Chinese nickel price followed a similar trend, increasing to $17,590/mt (or CNY 120,750/mt).

U.S. demand recovery

Throughout July and August, the U.S. Department of Commerce reported the U.S. imported a total of 93,600 metric tons and 88,700 metric tons of all stainless products, respectively. The totals were twice as high as the year’s bottom of 46,800 metric tons back in May. Furthermore, the totals were much higher than the 2019 average of 64,600 metric tons.

Import levels reported match the expansionary track the U.S. has seen in the past four months.

August ISM PMI data came in at 56%, up 1.8 percentage points from July. Moreover, the ISM Manufacturing New Orders index came in at 67.6% in August compared to 61.5% in July.

Auto industry outlook

Besides consumer goods, the automotive industry is another major consumer of stainless steel.

As the U.S. presidential election approaches, both candidates have expressed their desire to boost the U.S. auto industry to create jobs.

A few particular differences could impact the price of stainless steel.

Tariffs and the trade war with China could lead to a price increase. On the other hand, the shift from combustion engine to battery-electric propulsion could be incentivized. In the latter case, the demand for nickel could not only increase due to stainless steel demand but also due to the increasing demand for nickel to be used in electric vehicle (EV) batteries.

Some EV manufacturers believe nickel demand could increase so much that they are reaching out directly to nickel producers.

For example, Tesla is in discussion with Giga Metals, a Canadian producer, to develop a large nickel mine project that could provide Tesla with low-carbon nickel for its batteries.

According to Benchmark Mineral Intelligence, nickel demand for batteries could rise to 1.4 million metric tons by 2030, or 30% of total nickel demand. Should that occur, that would represent a 30% demand increase from the current demand is about 139,000 metric tons.

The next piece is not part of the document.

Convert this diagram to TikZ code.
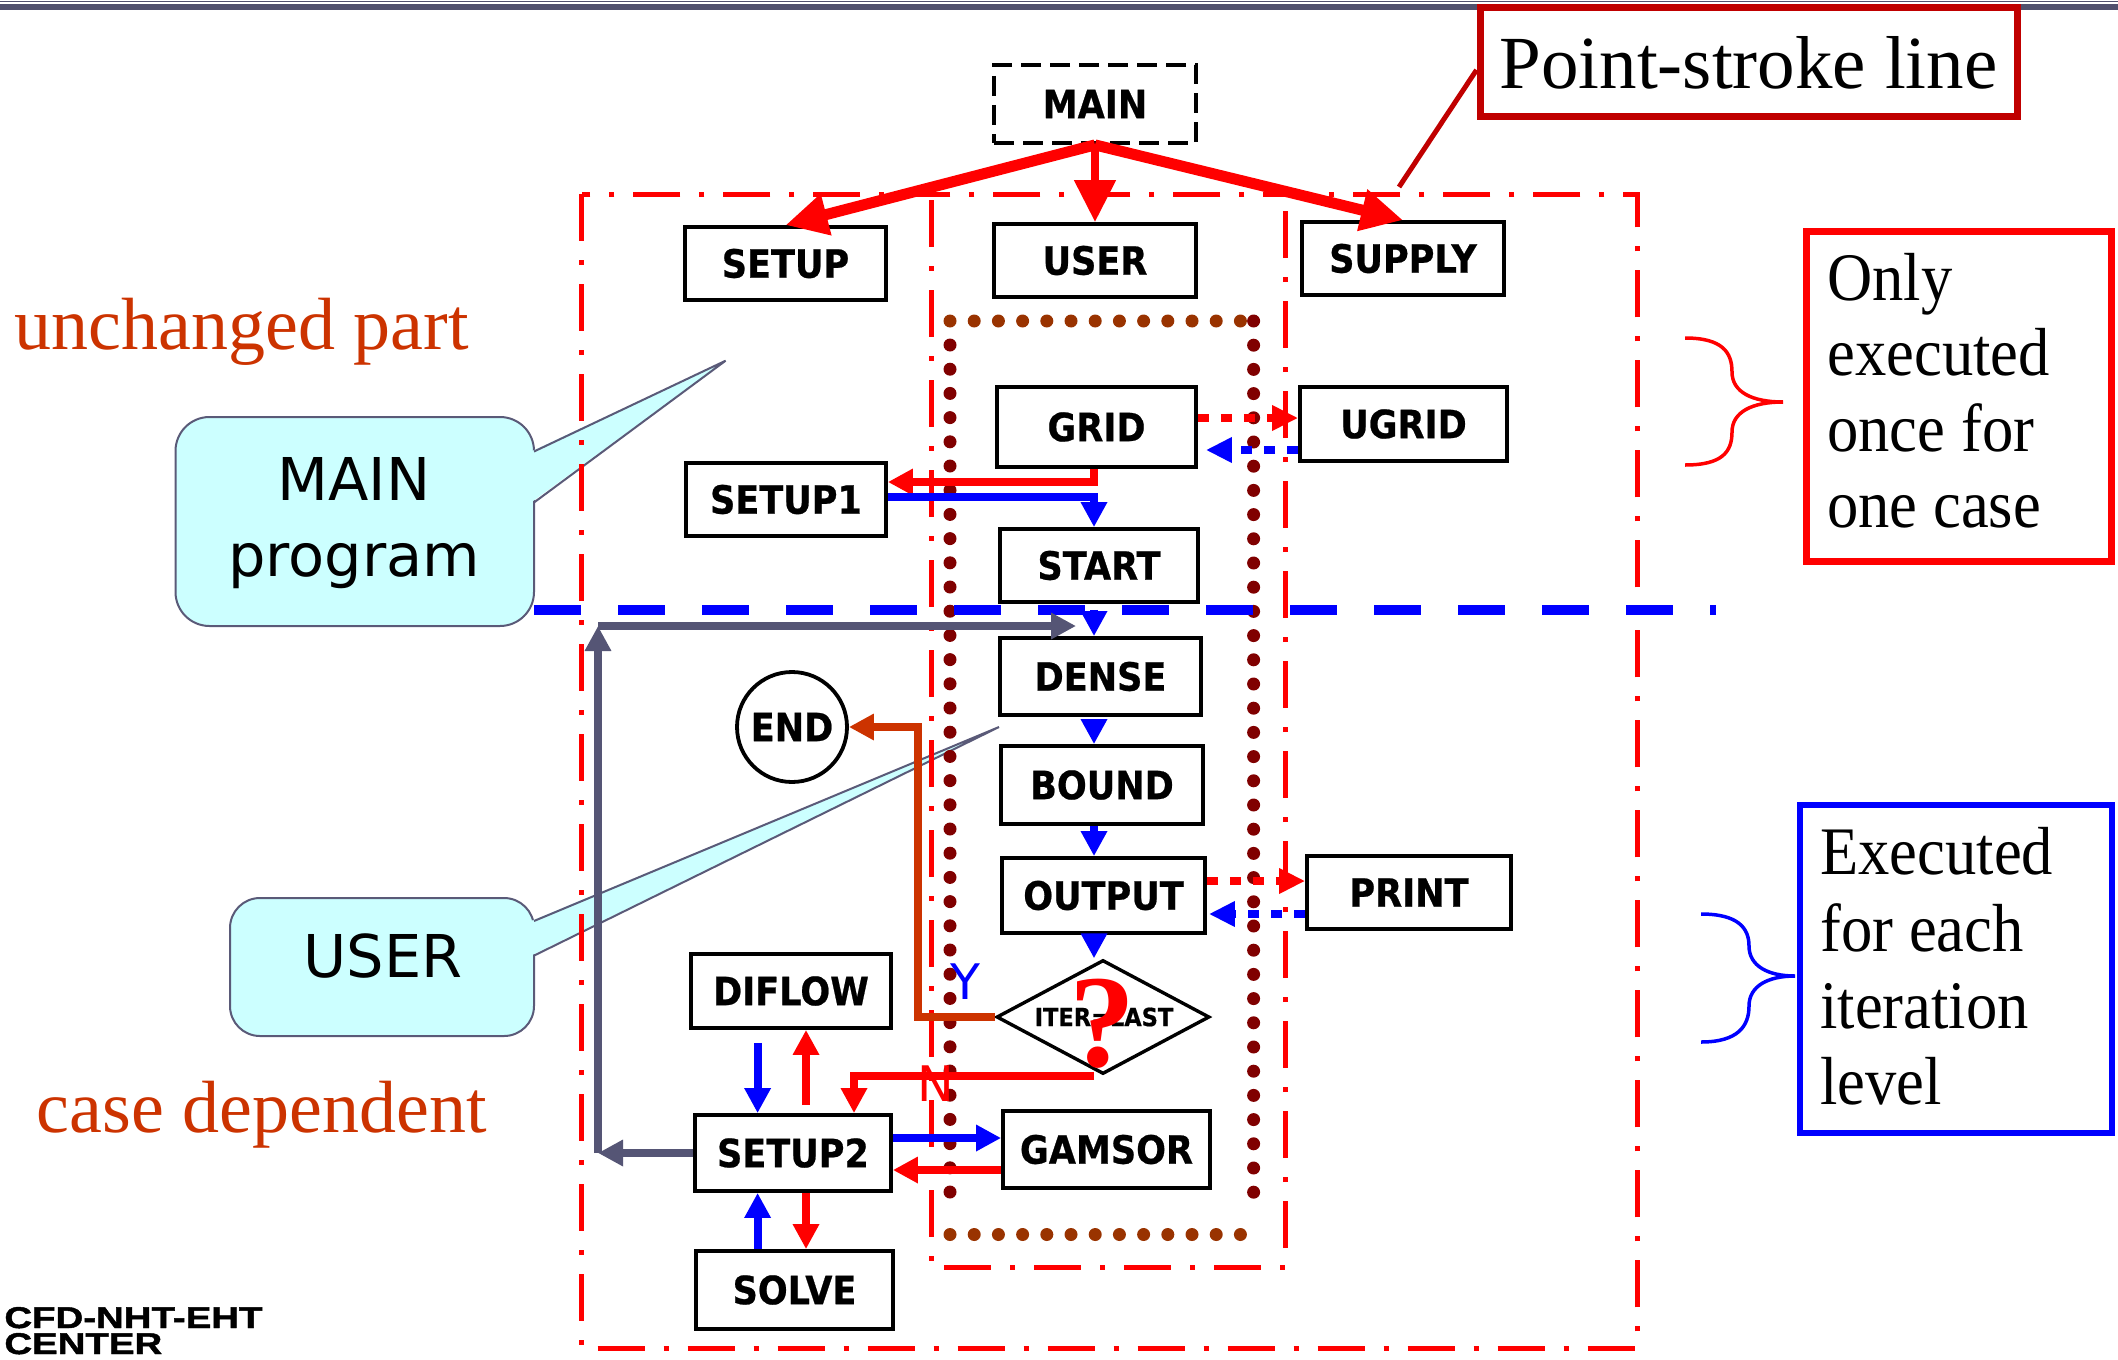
\documentclass[tikz,border=0pt]{standalone}
\usepackage{fontspec}
\setmainfont{Liberation Serif}
\newfontfamily\boxfont[FakeStretch=0.9,BoldFeatures={FakeBold=0.6}]{DejaVu Sans}
\newfontfamily\callfont{DejaVu Sans}
\newfontfamily\cfdfont[FakeStretch=1.28,BoldFeatures={FakeBold=1.5}]{Liberation Sans}
\newfontfamily\noteserif[FakeStretch=0.92]{Liberation Serif}
\usetikzlibrary{arrows.meta,shapes.geometric}
\definecolor{fred}{HTML}{FF0000}
\definecolor{fblue}{HTML}{0000FF}
\definecolor{darkred}{HTML}{C00000}
\definecolor{rust}{HTML}{CC3300}
\definecolor{slate}{HTML}{555575}
\definecolor{topbar}{HTML}{50506E}
\definecolor{callfill}{HTML}{CCFFFF}
\definecolor{callline}{HTML}{5A5A78}
\definecolor{dotbrown}{HTML}{993300}
\definecolor{dotmaroon}{HTML}{800000}
\begin{document}
\begin{tikzpicture}[x=0.5pt,y=-0.5pt,
  pbox/.style={draw=black,line width=1.9pt,fill=white,inner sep=0pt,
    font=\boxfont\bfseries\fontsize{19.5}{22}\selectfont},
  frameline/.style={draw=fred,line width=2.5pt,dash pattern=on 23.5pt off 9.5pt on 2.5pt off 9.5pt},
  dotrow/.style={line width=6.5pt,line cap=round,dash pattern=on 0pt off 12.1pt},
  conn/.style={line width=3.9pt},
  tipsmall/.style={-{Triangle[length=12.5pt,width=12.5pt]}},
  tipbig/.style={-{Triangle[length=21pt,width=20pt]}},
  dotconn/.style={line width=3.8pt,dash pattern=on 5.5pt off 6pt,-{Triangle[length=13pt,width=12pt]}},
  callshape/.style={fill=callfill,draw=callline,line width=1pt},
  callfnt/.style={font=\callfont\fontsize{29.5}{35}\selectfont,inner sep=0pt,anchor=base},
  sidefnt/.style={font=\fontsize{37}{44}\selectfont,text=rust,inner sep=0pt,anchor=base west},
  notefnt/.style={font=\noteserif\fontsize{34}{40}\selectfont,inner sep=0pt,anchor=base west},
  cfdfnt/.style={font=\cfdfont\bfseries\fontsize{15}{17}\selectfont,inner sep=0pt,anchor=base west}
]
\useasboundingbox (0,0) rectangle (2118,1359);
\fill[white] (0,0) rectangle (2118,1359);
% top bar
\fill[topbar] (0,4) rectangle (2118,10);
\fill[topbar] (0,1) rectangle (2118,2.5);

% callouts (bottom layer)
\path[callshape,rounded corners=17pt] (175.5,417) rectangle (534,626);
\fill[callfill] (531,451.5) -- (725.6,360.7) -- (531,502.5) -- cycle;
\draw[callline,line width=1pt] (534,451.5) -- (725.6,360.7) -- (534,502.5);
\node[callfnt] (cmain1) at (354,500) {MAIN};
\node[callfnt] (cmain2) at (354,576.5) {program};

\path[callshape,rounded corners=15pt] (230,898) rectangle (534,1036);
\fill[callfill] (531,921) -- (999,727) -- (531,955.6) -- cycle;
\draw[callline,line width=1pt] (534,921) -- (999,727) -- (534,955.6);
\node[callfnt] (cuser) at (383,977) {USER};

% frames
\draw[frameline] (581.6,194) rectangle (1637,1348);
\draw[frameline] (931,200) -- (931,1267) -- (1285,1267) -- (1285,200);

% dotted box
\draw[dotrow,dotbrown] (950,321) -- (1241,321);
\draw[dotrow,dotbrown] (950,1234.5) -- (1241,1234.5);
\draw[dotrow,dotmaroon] (950,345) -- (950,1200);
\draw[dotrow,dotmaroon] (1253.6,321) -- (1253.6,1200);

% blue dashed divider
\draw[fblue,line width=5.3pt,dash pattern=on 23.5pt off 18.5pt] (534,610) -- (1716,610);

% side texts
\node[sidefnt] (tunch) at (14.5,349.5) {unchanged part};
\node[sidefnt] (tcase) at (36.5,1132) {case dependent};

% boxes
\node[pbox,dash pattern=on 10pt off 4.5pt,minimum width=101pt,minimum height=39pt] (MAIN) at (1095,104) {MAIN};
\node[pbox,minimum width=100.5pt,minimum height=36.5pt] (SETUP) at (785.5,263.5) {SETUP};
\node[pbox,minimum width=101pt,minimum height=36.5pt] (USER) at (1095,260.5) {USER};
\node[pbox,minimum width=101pt,minimum height=36.5pt] (SUPPLY) at (1403,258.5) {SUPPLY};
\node[pbox,minimum width=99.5pt,minimum height=40pt] (GRID) at (1096.5,427) {GRID};
\node[pbox,minimum width=103.5pt,minimum height=37pt] (UGRID) at (1403.5,424) {UGRID};
\node[pbox,minimum width=100pt,minimum height=36.5pt] (SETUP1) at (786,499.5) {SETUP1};
\node[pbox,minimum width=99pt,minimum height=36.5pt] (START) at (1099,565.5) {START};
\node[pbox,minimum width=100.5pt,minimum height=38.5pt] (DENSE) at (1100.5,676.5) {DENSE};
\node[pbox,minimum width=101pt,minimum height=39pt] (BOUND) at (1102,785) {BOUND};
\node[pbox,minimum width=101.5pt,minimum height=37.5pt] (OUTPUT) at (1103.5,895.5) {OUTPUT};
\node[pbox,minimum width=102pt,minimum height=36.5pt] (PRINT) at (1409,892.5) {PRINT};
\node[pbox,minimum width=100pt,minimum height=37pt] (DIFLOW) at (791,991) {DIFLOW};
\node[pbox,minimum width=98pt,minimum height=38pt] (SETUP2) at (793,1153) {SETUP2};
\node[pbox,minimum width=103.5pt,minimum height=38.5pt] (GAMSOR) at (1106.5,1149.5) {GAMSOR};
\node[pbox,minimum width=98.5pt,minimum height=39pt] (SOLVE) at (794.5,1290) {SOLVE};
\node[pbox,circle,minimum size=55pt] (END) at (792,727) {END};
\node[draw=black,fill=white,diamond,line width=1.7pt,minimum width=106.5pt,minimum height=57pt,inner sep=0pt] (DIA) at (1103,1017) {};
\node[inner sep=0pt,font=\boxfont\bfseries\fontsize{12.5}{14}\selectfont] (ITER) at (1104,1017) {ITER=LAST};
\node[inner sep=0pt,text=fred,font=\bfseries\fontsize{66}{70}\selectfont] (QM) at (1102,1024) {?};

% helper coordinates
\coordinate (cx) at (1094,0);
\coordinate (yA) at (0,482);
\coordinate (yB) at (0,497);
\coordinate (yG1) at (0,418);
\coordinate (yG2) at (0,450);
\coordinate (yO1) at (0,881);
\coordinate (yO2) at (0,914);
\coordinate (xE) at (918,0);
\coordinate (xN) at (854,0);
\coordinate (xb) at (757.6,0);
\coordinate (xr) at (806,0);
\coordinate (yS1) at (0,1138);
\coordinate (yS2) at (0,1170);
\coordinate (g1) at (598,1153);
\coordinate (g2) at (598,626);
\coordinate (g3) at (1076,626);
\coordinate (psfoot) at (1399,187);
\coordinate (psy) at (0,70);

% arrows from MAIN
\draw[fred,line width=5.5pt,tipbig] (MAIN.south) -- (SETUP.north);
\draw[fred,line width=4pt,tipbig] (MAIN.south) -- (USER.north);
\draw[fred,line width=5.5pt,tipbig] (MAIN.south) -- (SUPPLY.north);

% GRID / SETUP1 / START
\draw[conn,fred,tipsmall] (GRID.south -| cx) |- (SETUP1.east |- yA);
\draw[conn,fblue,tipsmall] (SETUP1.east |- yB) -| (START.north -| cx);
\draw[dotconn,fred] (GRID.east |- yG1) -- (UGRID.west |- yG1);
\draw[dotconn,fblue,shorten >=4pt] (UGRID.west |- yG2) -- (GRID.east |- yG2);

% main column
\draw[conn,fblue,tipsmall,shorten <=3pt] (START.south -| cx) -- (DENSE.north -| cx);
\draw[conn,fblue,tipsmall,shorten <=3pt] (DENSE.south -| cx) -- (BOUND.north -| cx);
\draw[conn,fblue,tipsmall] (BOUND.south -| cx) -- (OUTPUT.north -| cx);
\draw[conn,fblue,tipsmall] (OUTPUT.south -| cx) -- (DIA.north -| cx);
\draw[dotconn,fred] (OUTPUT.east |- yO1) -- (PRINT.west |- yO1);
\draw[dotconn,fblue,shorten >=1pt] (PRINT.west |- yO2) -- (OUTPUT.east |- yO2);

% decision
\draw[conn,rust,tipsmall] (DIA.west) -- (DIA.west -| xE) -- (END.east -| xE) -- (END.east);
\draw[conn,fred,tipsmall] (DIA.south -| cx) -- (DIA.south -| xN) -- (SETUP2.north -| xN);
\node[inner sep=0pt,anchor=base,text=fblue,font=\callfont\fontsize{24.5}{28}\selectfont] (ylab) at (965.5,999) {Y};
\node[inner sep=0pt,anchor=base,text=fred,font=\callfont\fontsize{24.5}{28}\selectfont] (nlab) at (936,1101) {N};

% SETUP2 cluster
\draw[conn,fblue,tipsmall,shorten <=6.5pt] (DIFLOW.south -| xb) -- (SETUP2.north -| xb);
\draw[conn,fred,tipsmall,shorten <=4pt] (SETUP2.north -| xr) -- (DIFLOW.south -| xr);
\draw[conn,fblue,tipsmall] (SETUP2.east |- yS1) -- (GAMSOR.west |- yS1);
\draw[conn,fred,tipsmall] (GAMSOR.west |- yS2) -- (SETUP2.east |- yS2);
\draw[conn,fblue,tipsmall] (SOLVE.north -| xb) -- (SETUP2.south -| xb);
\draw[conn,fred,tipsmall] (SETUP2.south -| xr) -- (SOLVE.north -| xr);

% gray loop
\draw[conn,slate,tipsmall] (SETUP2.west) -- (g1);
\draw[conn,slate,tipsmall] (g1) -- (g2);
\draw[conn,slate,tipsmall] (g2) -- (g3);

% point-stroke label
\node[draw=darkred,line width=3.5pt,fill=white,minimum width=268.5pt,minimum height=54.5pt,inner sep=0pt,font=\fontsize{37.5}{42}\selectfont] (PSL) at (1748.5,62.5) {Point-stroke line};
\draw[darkred,line width=2.5pt] (psfoot) -- (PSL.west |- psy);

% right notes
\node[draw=fred,line width=3.5pt,minimum width=152.5pt,minimum height=165pt,inner sep=0pt] (ONLY) at (1958.5,396) {};
\node[notefnt] (on1) at (1827,300) {Only};
\node[notefnt] (on2) at (1827,375.7) {executed};
\node[notefnt] (on3) at (1827,451.5) {once for};
\node[notefnt] (on4) at (1827,527) {one case};
\node[draw=fblue,line width=2.75pt,minimum width=156pt,minimum height=164pt,inner sep=0pt] (EXEC) at (1956,969) {};
\node[notefnt] (ex1) at (1820,874) {Executed};
\node[notefnt] (ex2) at (1820,951) {for each};
\node[notefnt] (ex3) at (1820,1028) {iteration};
\node[notefnt] (ex4) at (1820,1104) {level};

% braces
\draw[fred,line width=1.75pt] (1685,338) .. controls (1722,338) and (1732,352) .. (1732,372) .. controls (1732,392) and (1752,402) .. (1783,402) .. controls (1752,402) and (1732,412) .. (1732,432) .. controls (1732,452) and (1722,465) .. (1685,465);
\draw[fblue,line width=1.75pt] (1701,914) .. controls (1738,914) and (1749,928) .. (1749,946) .. controls (1749,966) and (1768,976) .. (1795,976) .. controls (1768,976) and (1749,986) .. (1749,1006) .. controls (1749,1026) and (1738,1042) .. (1701,1042);

% logo text
\node[cfdfnt] (cfd1) at (4,1328) {CFD-NHT-EHT};
\node[cfdfnt] (cfd2) at (4,1354) {CENTER};
\end{tikzpicture}
\end{document}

Actual metals prices and trends

The Allegheny Ludlum 316 stainless steel surcharge increased 5.8% month over month to $0.84/pound. The 304 surcharge rose 5.9% to $0.65/pound.

LME primary three-month nickel rose 11.8% to $15,442.00/mt.

Chinese 316 and 304 cold-rolled coil rose to $3,137.29/mt and $2,159.63/mt, respectively.

Chinese primary nickel rose 14.0% to $17,773.13/mt. Indian primary nickel rose 12.8% to $15.62/kilogram.

FeCr lumps increased 1.8% to $1,517.57/mt.